Modular housebuilder aiming to avoid inclusion of ‘material uncertainty’ statement in delayed annual accounts
Modular housebuilder Ilke Homes is in a race to pull in further funding in the next month or see its auditors draw attention to financial risks in the business when it publishes its latest accounts.
The £28m turnover firm, which is more than two months late in filing its accounts, has been told by auditors that the current economic environment means it needs more funding than previously expected to get a financial clean bill of health, despite closing a £100m fundraising in December.
Ilke, which builds modular homes from a 250,000 sq ft factory in Knaresborough, North Yorkshire, told Building’s sister title Housing Today that Companies House had given it a time extension to file its accounts until at least the end of the month, in which time it was aiming to secure additional funding. Ilke’s accounts for the year to 31 March 31 2022 were due to be filed on at the end of March this year but still have not been published.
The issues emerged after Companies House began action last Wednesday to strike the firm off the register of companies, given its late filing of accounts, before then saying on Friday that this action had been “discontinued”.
Ilke chief financial officer Patrick Bergin said Companies House had apologised to Ilke for issuing the “notice for compulsory strike-off”, which he said had occurred in error despite Ilke having agreed a time extension “to the end of June” with the official business registration body.
Bergin said Ilke had always been aiming to close a further funding deal on top of its successful £100m fundraise which closed late last year, but that the proposed partner had pulled out for its own internal reasons shortly before the deal was due to be completed in March this year.
He said the accounts of the start-up modular builder, which reported a loss of £41m in the prior year to March 2021 on turnover of £28m, were ready to be published but that the auditor wanted to include a “caution” in the wording of the report, given the economic climate, if Ilke was unable to secure additional funding.
Bergin said: “We can file, the accounts are ready, [but] the final conversation with the auditor is around whether they include a caution in the audit report that references the severe but plausible downside scenario. I’m shooting for the cleanest outcome.”
He said he was “engaged in the process” of securing more funding within the next month, but declined to put a figure on the amount necessary, beyond saying it was less than the £100m already secured.
He said there was no question the auditors would “qualify” their audit opinion, but said that if no further funding was secured, they would likely include an “emphasis of matter” comment that there was a material uncertainty about the business continuing to be a going concern in certain downside scenarios.
Bergin said: “My simple anxiety with that expression is it’s not particularly helpful. This is part of the start-up battle. It’s very unhelpful for a start-up business to have anyone hinting at uncertainty.”

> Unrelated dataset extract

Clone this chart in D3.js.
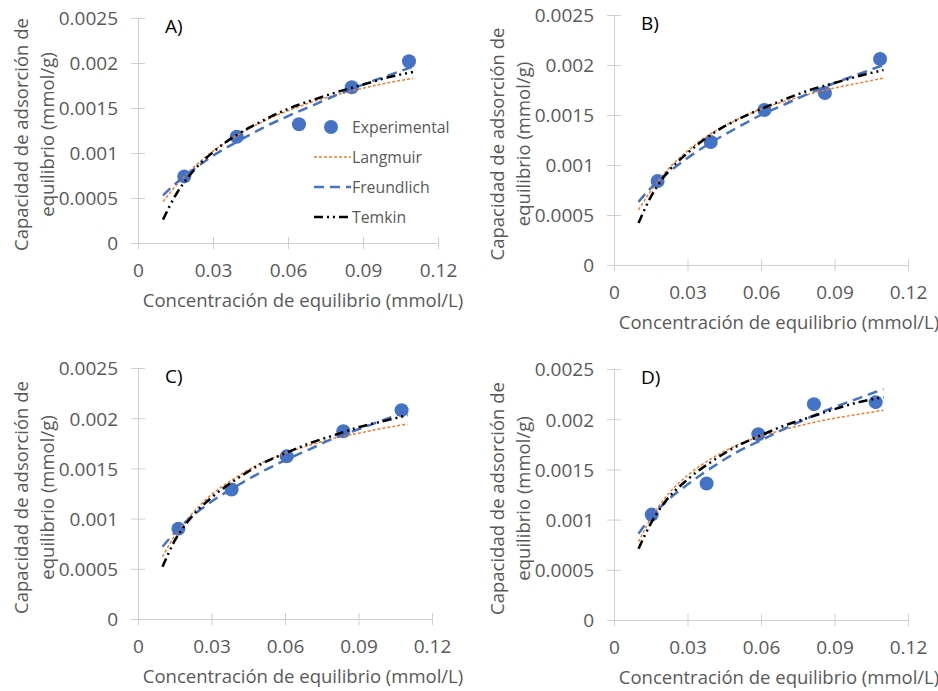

The delay to Ilke’s accounts comes at a time of significant uncertainty in the modular housebuilding sector following the closure of L&G Modular earlier this year, and the collapse of Urban Splash’s venture with Sekisui last year.
>> See also L&G Modular’s closure shows there’s a limit to the patience of slow capital
>> See also What does the closure of L&G’s flagship factory mean for the future of modular in the UK?
Bergin said this requirement for more funding came because of auditors requiring more stringent stress testing of the business in the wake of the market turmoil seen in recent months. He said: “Now they’re asking as a plausible downside scenario, ‘What if inflation is 15%? What would be the buffer capital you need?’”
Bergin described Companies House’s issuing of the strike-off notice as “hugely frustrating”, given Ilke had agreed a time extension to file its accounts. “They’ve issued an apology but it’s hard to get the genie back in the bottle,” he said.
He said all of this was occurring despite strong operational performance of the business, which he said delivered around 700 homes in the financial year to March 2023 and had built a pipeline of 4,000 homes worth more than £1bn in turnover.
He said the accounts, when published, would show that Ilke’s revenue topped £100m in the year to March 2022 – well over triple the previous year’s turnover – but that the business was still loss-making. He said: “You need an operation that can do scale, and you need an operation that can generate pipeline, and we have managed to do those two things. Thereafter its largely about execution.
“We’re clearly carrying a significant growth overhead in this business. We do need to be at greater scale to break even.
“But this business has hyper growth dynamics about it and has to. We know we need get to scale and we need to get to scale quickly. We don’t run vanity projects, we concentrate and really stick to the knitting, and produce a house that any housebuilder is pleased to take.”
A Companies House spokesperson said: “We accept on this occasion the strike off notice in respect of this company was issued in error and we’ve taken steps to rectify this.
“More generally however we encourage companies to avoid instances such as this by filing their accounts on time.”